Giuseppi, il ranocchio che si vede toro

Quella di Conte è una sola: è un ranocchio che quando si riflette allo specchio vede un toro. È pericoloso perché i suoi modi affabili e pacati ingannano la massaia di Voghera, in un Paese che è pieno di massaie di Voghera. Anch’io ne fui ingannato quando il pover’uomo si trovò a dover mediare tra due suoi vice che si battibeccavano all’infinito. Smisi immediatamente di commiserarlo quando lo vidi accettare di mantenere la stessa carica con quelli che fino il giorno prima aveva all’opposizione. L’uomo si svelò in tutta la sua natura: premio Nobel dei voltagabbana, impunito mentitore, gelidamente cinico, inverosimilmente opportunista. Tutti pregi, questi, che un vero uomo di Stato esercita con scaltrezza ove vi fosse nella sua mente una strategia che lo trascende, e al cui servizio è disposto a mettere le più spregiudicate tattiche. Ma Conte non è uomo di Stato: lui è uomo per sé, è il ranocchio che allo specchio si vede toro.
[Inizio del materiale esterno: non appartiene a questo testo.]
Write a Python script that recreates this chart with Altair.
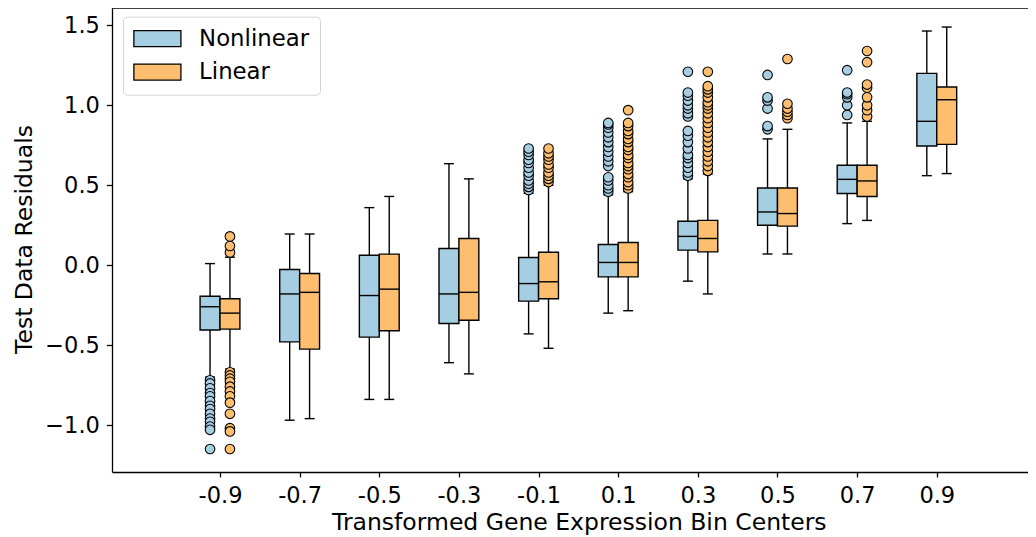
import altair as alt
import pandas as pd

# ---------------- data ----------------
bin_centers = [-0.9, -0.7, -0.5, -0.3, -0.1, 0.1, 0.3, 0.5, 0.7, 0.9]
models = ["Nonlinear", "Linear"]
colors = ["#a6cee3", "#fdbf6f"]

nl_lo  = [-0.70, -0.97, -0.84, -0.61, -0.43, -0.30, -0.10, 0.07, 0.26, 0.56]
nl_q1  = [-0.406, -0.48, -0.45, -0.365, -0.225, -0.073, 0.094, 0.25, 0.448, 0.746]
nl_med = [-0.26, -0.18, -0.19, -0.18, -0.115, 0.017, 0.18, 0.333, 0.537, 0.90]
nl_q3  = [-0.194, -0.027, 0.062, 0.104, 0.048, 0.129, 0.275, 0.483, 0.625, 1.20]
nl_hi  = [0.01, 0.195, 0.36, 0.635, 0.45, 0.44, 0.54, 0.79, 0.89, 1.465]

lin_lo  = [-0.65, -0.96, -0.84, -0.68, -0.52, -0.285, -0.18, 0.07, 0.28, 0.573]
lin_q1  = [-0.40, -0.525, -0.41, -0.345, -0.21, -0.073, 0.083, 0.244, 0.43, 0.756]
lin_med = [-0.30, -0.17, -0.15, -0.17, -0.104, 0.017, 0.167, 0.323, 0.527, 1.035]
lin_q3  = [-0.21, -0.052, 0.069, 0.167, 0.081, 0.142, 0.28, 0.483, 0.625, 1.115]
lin_hi  = [0.05, 0.195, 0.43, 0.54, 0.50, 0.46, 0.57, 0.85, 0.90, 1.49]

nl_outliers = [
    [-0.72, -0.74, -0.77, -0.80, -0.82, -0.85, -0.88, -0.90, -0.93, -0.96, -0.98, -1.01, -1.03, -1.15],
    [],
    [],
    [],
    [0.47, 0.49, 0.51, 0.53, 0.56, 0.58, 0.61, 0.64, 0.66, 0.69, 0.71, 0.73],
    [0.46, 0.48, 0.50, 0.53, 0.55, 0.62, 0.65, 0.68, 0.71, 0.74, 0.77, 0.80, 0.83, 0.86, 0.88, 0.89],
    [0.56, 0.58, 0.61, 0.64, 0.67, 0.69, 0.73, 0.77, 0.81, 0.84, 0.93, 0.95, 0.98, 1.00, 1.03, 1.06, 1.08, 1.21],
    [0.85, 0.87, 0.98, 1.03, 1.05, 1.19],
    [0.94, 1.00, 1.05, 1.07, 1.08, 1.22],
    [],
]
lin_outliers = [
    [0.08, 0.12, 0.18, -0.67, -0.69, -0.71, -0.73, -0.76, -0.79, -0.82, -0.86, -0.93, -1.02, -1.04, -1.15],
    [],
    [],
    [],
    [0.52, 0.54, 0.56, 0.58, 0.61, 0.63, 0.66, 0.68, 0.70, 0.73],
    [0.48, 0.50, 0.52, 0.55, 0.57, 0.60, 0.62, 0.64, 0.67, 0.69, 0.72, 0.74, 0.77, 0.79,
     0.82, 0.84, 0.87, 0.89, 0.97],
    [0.59, 0.62, 0.65, 0.68, 0.71, 0.74, 0.77, 0.80, 0.83, 0.86, 0.89, 0.92, 0.95, 0.98,
     1.00, 1.02, 1.05, 1.08, 1.10, 1.12, 1.21],
    [0.92, 0.94, 0.96, 0.98, 1.01, 1.29],
    [0.93, 0.97, 1.00, 1.05, 1.11, 1.13, 1.27, 1.34],
    [],
]

y_ticks = [-1.0, -0.5, 0.0, 0.5, 1.0, 1.5]

# ---------------- tables ----------------
rows = []
for m, lo, q1, md, q3, hi in [
    ("Nonlinear", nl_lo, nl_q1, nl_med, nl_q3, nl_hi),
    ("Linear", lin_lo, lin_q1, lin_med, lin_q3, lin_hi),
]:
    for i, b in enumerate(bin_centers):
        rows.append(dict(bin=b, model=m, lo=lo[i], q1=q1[i], med=md[i], q3=q3[i], hi=hi[i]))
stats = pd.DataFrame(rows)

orows = []
for m, outs in [("Nonlinear", nl_outliers), ("Linear", lin_outliers)]:
    for b, vals in zip(bin_centers, outs):
        for v in vals:
            orows.append(dict(bin=b, model=m, value=v))
outl = pd.DataFrame(orows)

X_DOM = [-1.1712, 1.1291]
Y_DOM = [-1.294, 1.609]
xs = alt.Scale(domain=X_DOM, nice=False, zero=False)
ys = alt.Scale(domain=Y_DOM, nice=False, zero=False)
cscale = alt.Scale(domain=models, range=colors)

HALF = 0.025
offset_expr = f"datum.bin + (datum.model == 'Nonlinear' ? {-HALF} : {HALF})"

X_TITLE = "Transformed Gene Expression Bin Centers"
Y_TITLE = "Test Data Residuals"

x_axis = alt.Axis(
    values=bin_centers,
    labelExpr="replace(format(datum.value, '.1f'), '\u2212', '-')",
    title=X_TITLE,
    titleX=466.8,
    titleY=57.3,
    titleAlign="center",
    titleBaseline="alphabetic",
    tickSize=5,
    labelPadding=7,
    grid=False,
)
y_axis = alt.Axis(
    values=y_ticks,
    format=".1f",
    title=Y_TITLE,
    titleAngle=270,
    titleX=-81,
    titleY=231,
    titleAlign="center",
    titleBaseline="alphabetic",
    tickSize=5.6,
    labelPadding=7,
    grid=False,
)


def X(field):
    return alt.X(field, scale=xs, axis=x_axis, title=X_TITLE)


def Y(field):
    return alt.Y(field, scale=ys, axis=y_axis, title=Y_TITLE)


def base(df):
    return (
        alt.Chart(df)
        .transform_calculate(xc=offset_expr)
        .transform_calculate(
            xl=f"datum.xc - {HALF}",
            xr=f"datum.xc + {HALF}",
            cl=f"datum.xc - {HALF / 2}",
            cr=f"datum.xc + {HALF / 2}",
        )
    )


LW = 1.4

whisk = base(stats).mark_rule(color="black", strokeWidth=LW).encode(
    x=X("xc:Q"), y=Y("lo:Q"), y2="hi:Q"
)
cap_lo = base(stats).mark_rule(color="black", strokeWidth=LW).encode(
    x=X("cl:Q"), x2="cr:Q", y=Y("lo:Q")
)
cap_hi = base(stats).mark_rule(color="black", strokeWidth=LW).encode(
    x=X("cl:Q"), x2="cr:Q", y=Y("hi:Q")
)

boxes = base(stats).mark_rect(stroke="black", strokeWidth=LW, opacity=1).encode(
    x=X("xl:Q"),
    x2="xr:Q",
    y=Y("q1:Q"),
    y2="q3:Q",
    fill=alt.Fill(
        "model:N",
        scale=cscale,
        legend=alt.Legend(
            title=None,
            orient="none",
            legendX=11,
            legendY=8.7,
            symbolType="M-2.94,-1H2.94V1H-2.94Z",
            symbolSize=256,
            symbolStrokeColor="black",
            symbolStrokeWidth=1.3,
            symbolOpacity=1,
            symbolOffset=12.5,
            labelOffset=30.3,
            labelFontSize=22.8,
            labelFont="DejaVu Sans",
            labelColor="black",
            padding=10.5,
            rowPadding=9.5,
            strokeColor="#d4d4d4",
            fillColor="white",
            cornerRadius=4,
        ),
    ),
)

medians = base(stats).mark_rule(color="black", strokeWidth=LW).encode(
    x=X("xl:Q"), x2="xr:Q", y=Y("med:Q")
)

fliers = base(outl).mark_circle(size=92, stroke="black", strokeWidth=1.1, opacity=1).encode(
    x=X("xc:Q"),
    y=Y("value:Q"),
    fill=alt.Fill("model:N", scale=cscale, legend=None),
)

top_spine = alt.Chart(pd.DataFrame({"v": [Y_DOM[1]]})).mark_rule(
    color="black", strokeWidth=1.3
).encode(y=Y("v:Q"))

chart = (
    alt.layer(whisk, cap_lo, cap_hi, boxes, medians, fliers, top_spine)
    .properties(
        width=916,
        height=464,
        autosize=alt.AutoSizeParams(type="none"),
        padding={"left": 104, "top": 0, "right": 0, "bottom": 65},
    )
    .configure(font="DejaVu Sans")
    .configure_view(stroke=None)
    .configure_axis(
        labelFont="DejaVu Sans",
        titleFont="DejaVu Sans",
        labelFontSize=22.5,
        titleFontSize=23.5,
        titleFontWeight="normal",
        labelColor="black",
        titleColor="black",
        domainColor="black",
        tickColor="black",
        domainWidth=1.3,
        tickWidth=1.3,
    )
)

chart.save("out.html", embed_options={"renderer": "svg", "actions": False})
La pochezza dell’uomo si manifesta fino alle sue ultime dichiarazioni: «Auspico che il nuovo governo possa formarsi al più presto. Ma è evidente che, essendo molto esteso il quadro delle forze che si dichiarano disponibili ad appoggiare la maggioranza, ne risentirà la coesione tra le forze stesse. Le priorità non cambiano: nuovo decreto Ristori, completare la campagna vaccinale, completare il Recovery plan».
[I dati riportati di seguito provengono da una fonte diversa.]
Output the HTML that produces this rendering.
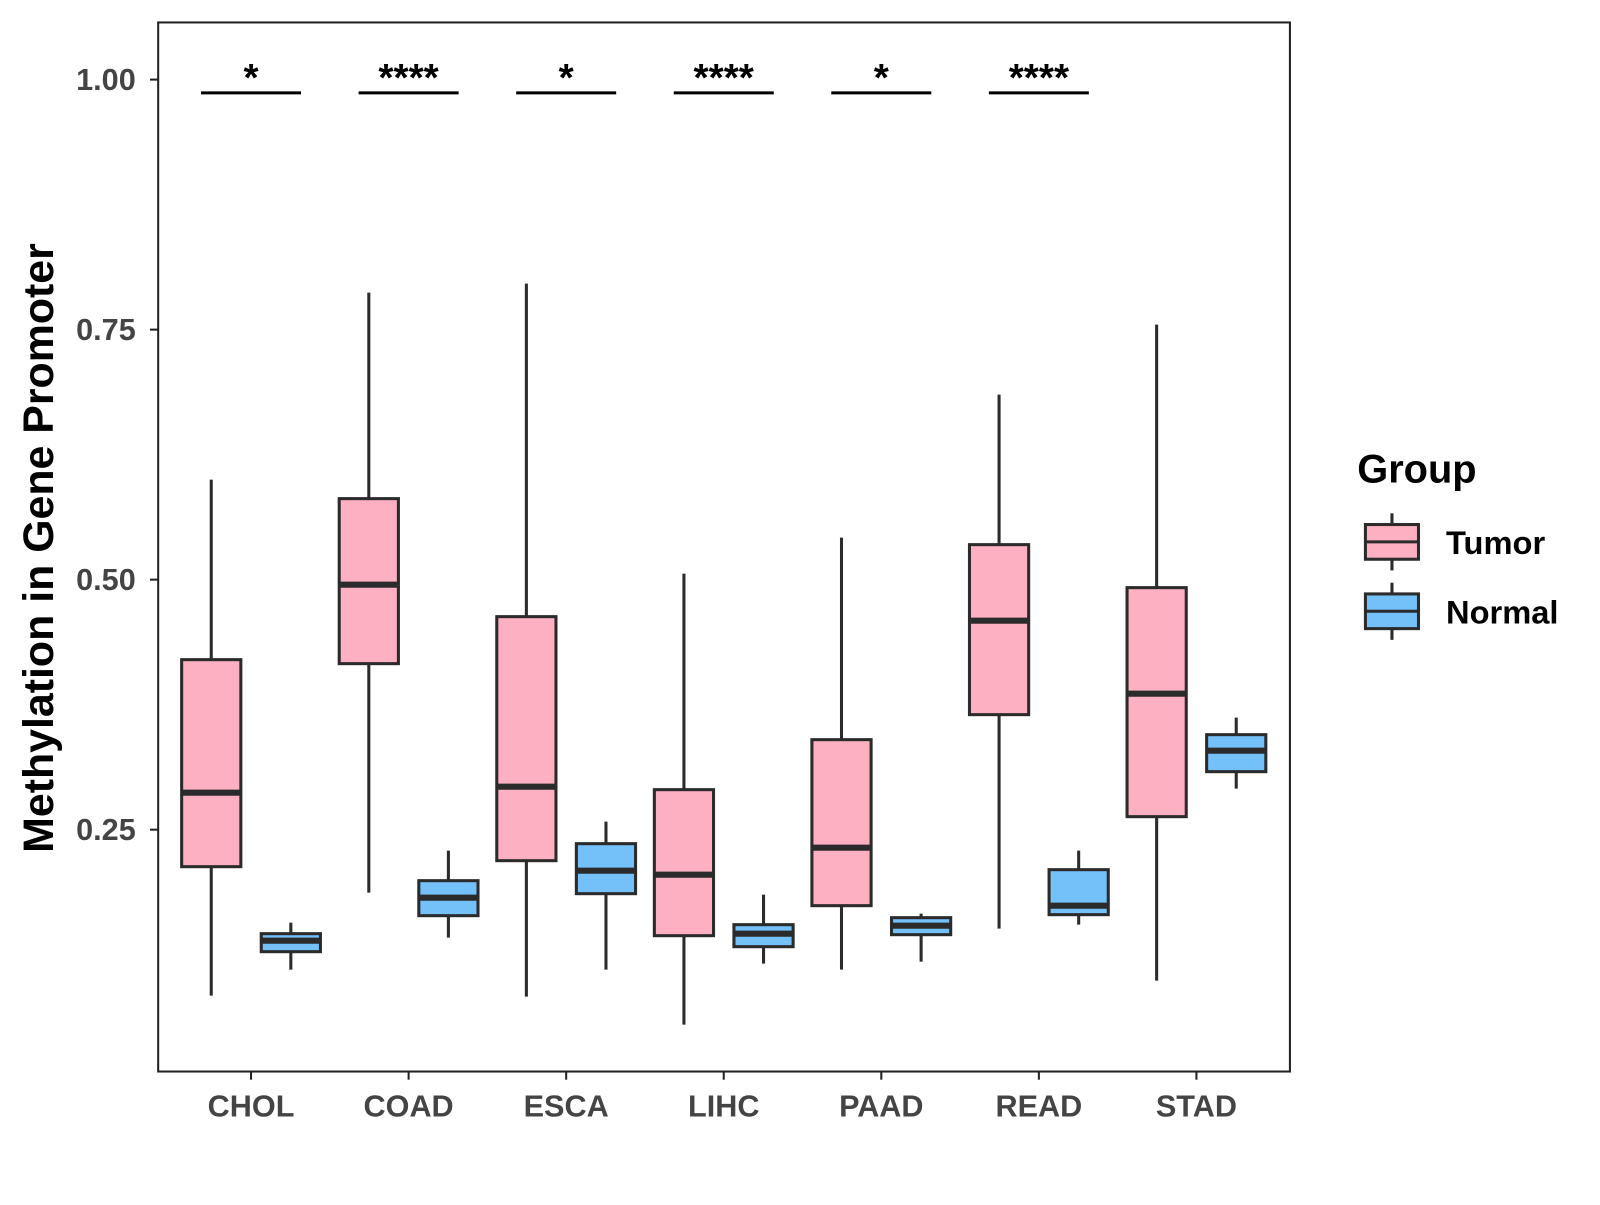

Se Draghi fallisce, Conte gioisce

Qualunque uomo normale che fallisce in un’impresa, difficilmente auspicherebbe che abbia successo chi lo sostituisce. È un fatto umano e perdonabile, che potrebbe non toccare solo gli spiriti superiori per abnegazione altruista, una genìa dalla quale Conte ha dimostrato di essere lontano come la Terra da Alfa Centauri. Qualunque uomo normale tacerebbe o, se dotato di spirito umorista, direbbe: «vada avanti lui che a me scappa da ridere». Invece no. Conte, privo di alcuna barriera morale, sente il bisogno di cercare di convincere gli altri di ciò che lui non solo non è, che nessuno gli chiede di essere. La verità è che se Draghi fallisce Conte gioisce.
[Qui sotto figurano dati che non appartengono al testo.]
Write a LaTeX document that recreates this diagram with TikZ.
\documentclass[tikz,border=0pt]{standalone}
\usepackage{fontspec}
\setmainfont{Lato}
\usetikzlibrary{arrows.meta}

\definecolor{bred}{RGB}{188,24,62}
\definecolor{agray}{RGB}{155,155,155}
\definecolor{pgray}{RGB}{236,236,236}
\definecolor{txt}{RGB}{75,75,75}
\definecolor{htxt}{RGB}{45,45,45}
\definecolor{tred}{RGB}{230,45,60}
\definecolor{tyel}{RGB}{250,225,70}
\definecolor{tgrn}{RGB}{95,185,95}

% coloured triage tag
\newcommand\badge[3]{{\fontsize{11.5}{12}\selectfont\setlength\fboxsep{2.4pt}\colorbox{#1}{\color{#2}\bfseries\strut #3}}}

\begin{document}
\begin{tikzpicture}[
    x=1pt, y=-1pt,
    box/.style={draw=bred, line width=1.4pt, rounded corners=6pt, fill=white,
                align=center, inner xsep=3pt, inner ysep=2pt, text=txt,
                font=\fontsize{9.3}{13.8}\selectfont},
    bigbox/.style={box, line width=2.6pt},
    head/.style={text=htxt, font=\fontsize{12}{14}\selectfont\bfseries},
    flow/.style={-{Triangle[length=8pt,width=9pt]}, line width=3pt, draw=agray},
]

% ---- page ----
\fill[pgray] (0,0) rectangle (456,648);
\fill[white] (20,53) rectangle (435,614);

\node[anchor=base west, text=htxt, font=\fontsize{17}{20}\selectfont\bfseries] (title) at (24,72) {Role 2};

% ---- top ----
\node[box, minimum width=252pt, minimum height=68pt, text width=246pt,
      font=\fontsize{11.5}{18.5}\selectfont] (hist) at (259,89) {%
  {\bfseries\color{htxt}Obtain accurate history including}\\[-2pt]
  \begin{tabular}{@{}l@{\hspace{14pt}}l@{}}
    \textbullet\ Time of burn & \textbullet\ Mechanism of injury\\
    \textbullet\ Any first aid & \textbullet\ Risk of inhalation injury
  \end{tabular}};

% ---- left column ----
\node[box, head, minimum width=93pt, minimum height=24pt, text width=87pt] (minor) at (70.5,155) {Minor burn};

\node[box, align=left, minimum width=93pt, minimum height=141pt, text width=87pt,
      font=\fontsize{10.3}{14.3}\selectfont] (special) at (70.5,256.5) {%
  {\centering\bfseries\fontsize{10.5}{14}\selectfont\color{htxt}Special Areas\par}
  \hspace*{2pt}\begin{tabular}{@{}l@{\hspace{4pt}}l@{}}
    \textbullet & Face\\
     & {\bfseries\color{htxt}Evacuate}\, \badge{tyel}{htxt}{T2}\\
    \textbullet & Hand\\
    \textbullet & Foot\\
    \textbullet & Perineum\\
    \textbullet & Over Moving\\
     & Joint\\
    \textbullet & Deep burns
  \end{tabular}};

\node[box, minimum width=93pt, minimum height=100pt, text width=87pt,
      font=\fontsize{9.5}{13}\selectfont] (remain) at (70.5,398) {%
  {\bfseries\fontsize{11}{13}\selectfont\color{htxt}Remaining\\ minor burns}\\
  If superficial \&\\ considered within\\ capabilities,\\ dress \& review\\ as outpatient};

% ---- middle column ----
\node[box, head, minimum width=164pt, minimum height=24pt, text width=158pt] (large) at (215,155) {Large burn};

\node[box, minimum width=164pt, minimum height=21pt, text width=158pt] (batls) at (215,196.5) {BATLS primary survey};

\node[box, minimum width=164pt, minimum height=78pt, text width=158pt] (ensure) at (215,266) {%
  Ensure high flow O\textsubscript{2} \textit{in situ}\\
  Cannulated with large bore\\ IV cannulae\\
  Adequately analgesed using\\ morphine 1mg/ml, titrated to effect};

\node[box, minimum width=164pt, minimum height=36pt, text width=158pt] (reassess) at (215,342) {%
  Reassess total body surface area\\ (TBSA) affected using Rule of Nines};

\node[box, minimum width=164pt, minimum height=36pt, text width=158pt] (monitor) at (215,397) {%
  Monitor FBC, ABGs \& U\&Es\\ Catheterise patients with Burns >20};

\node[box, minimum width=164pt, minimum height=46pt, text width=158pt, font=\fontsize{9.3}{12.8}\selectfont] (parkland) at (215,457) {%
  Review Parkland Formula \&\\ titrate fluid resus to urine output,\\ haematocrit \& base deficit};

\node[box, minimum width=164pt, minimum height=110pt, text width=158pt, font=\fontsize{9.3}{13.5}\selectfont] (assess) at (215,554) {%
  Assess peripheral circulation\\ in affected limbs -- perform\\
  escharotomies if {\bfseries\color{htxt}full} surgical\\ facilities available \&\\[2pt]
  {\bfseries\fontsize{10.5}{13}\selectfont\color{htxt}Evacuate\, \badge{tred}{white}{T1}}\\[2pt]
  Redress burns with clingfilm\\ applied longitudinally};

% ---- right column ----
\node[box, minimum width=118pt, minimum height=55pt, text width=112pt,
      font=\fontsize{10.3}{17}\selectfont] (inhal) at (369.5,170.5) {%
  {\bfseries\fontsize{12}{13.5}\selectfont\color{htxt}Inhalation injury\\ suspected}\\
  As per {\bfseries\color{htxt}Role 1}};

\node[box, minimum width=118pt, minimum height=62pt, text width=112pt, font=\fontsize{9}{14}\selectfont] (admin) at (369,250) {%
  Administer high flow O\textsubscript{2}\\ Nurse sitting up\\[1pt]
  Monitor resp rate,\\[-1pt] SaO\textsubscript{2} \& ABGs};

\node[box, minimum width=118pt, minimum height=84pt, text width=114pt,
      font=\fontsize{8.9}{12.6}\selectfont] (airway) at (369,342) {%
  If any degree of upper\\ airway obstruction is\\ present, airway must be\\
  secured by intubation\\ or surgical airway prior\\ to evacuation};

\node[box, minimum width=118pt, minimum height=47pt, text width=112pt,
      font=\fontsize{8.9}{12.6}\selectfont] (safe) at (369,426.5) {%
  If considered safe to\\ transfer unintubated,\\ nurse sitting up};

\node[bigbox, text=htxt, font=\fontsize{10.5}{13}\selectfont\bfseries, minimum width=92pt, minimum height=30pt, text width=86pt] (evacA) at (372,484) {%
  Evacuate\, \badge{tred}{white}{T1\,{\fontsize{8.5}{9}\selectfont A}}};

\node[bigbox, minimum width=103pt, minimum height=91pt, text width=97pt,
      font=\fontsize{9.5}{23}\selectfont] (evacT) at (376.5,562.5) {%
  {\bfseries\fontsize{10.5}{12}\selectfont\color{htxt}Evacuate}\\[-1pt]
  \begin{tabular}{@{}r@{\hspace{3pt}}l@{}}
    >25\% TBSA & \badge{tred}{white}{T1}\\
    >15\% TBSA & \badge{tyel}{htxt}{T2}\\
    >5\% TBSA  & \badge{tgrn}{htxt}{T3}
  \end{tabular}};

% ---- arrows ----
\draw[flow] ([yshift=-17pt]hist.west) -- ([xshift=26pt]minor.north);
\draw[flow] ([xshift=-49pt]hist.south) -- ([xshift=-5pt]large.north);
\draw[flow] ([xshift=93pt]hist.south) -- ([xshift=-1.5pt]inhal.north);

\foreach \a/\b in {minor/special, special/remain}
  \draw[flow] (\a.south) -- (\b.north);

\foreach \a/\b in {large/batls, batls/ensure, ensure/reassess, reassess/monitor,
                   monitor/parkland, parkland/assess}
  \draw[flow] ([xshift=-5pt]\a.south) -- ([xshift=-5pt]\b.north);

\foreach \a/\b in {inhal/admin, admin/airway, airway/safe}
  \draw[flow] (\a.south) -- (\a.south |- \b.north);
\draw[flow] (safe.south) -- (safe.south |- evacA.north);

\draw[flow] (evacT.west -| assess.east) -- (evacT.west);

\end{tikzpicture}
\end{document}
Non stanco di mentire, l’uomo si abbandona a cripticismi: «Se il governo godrà di largo consenso parlamentare allora le forze politiche che lo sostengono perdono di coesione». Ma che significa? A Draghi, per evitare aperti litigi, basterà formare un governo di tecnici e nessuno perderà di coesione interna. Tutti, per sopravvivere, salvando la facciata di opporsi a turno, devono solo assicurarsi che il voto al governo non manchi. Avrebbe potuto farlo Conte al suo secondo mandato. Ma, come detto, l’uomo di governo è incapace: non capì neanche che, nell’emergenza, c’era bisogno di un competente alla testa del ministero della Sanità. La sua inettitudine gli dà la responsabilità morale e politica (ovviamente non penale) dei quasi 100.000 decessi da pandemia.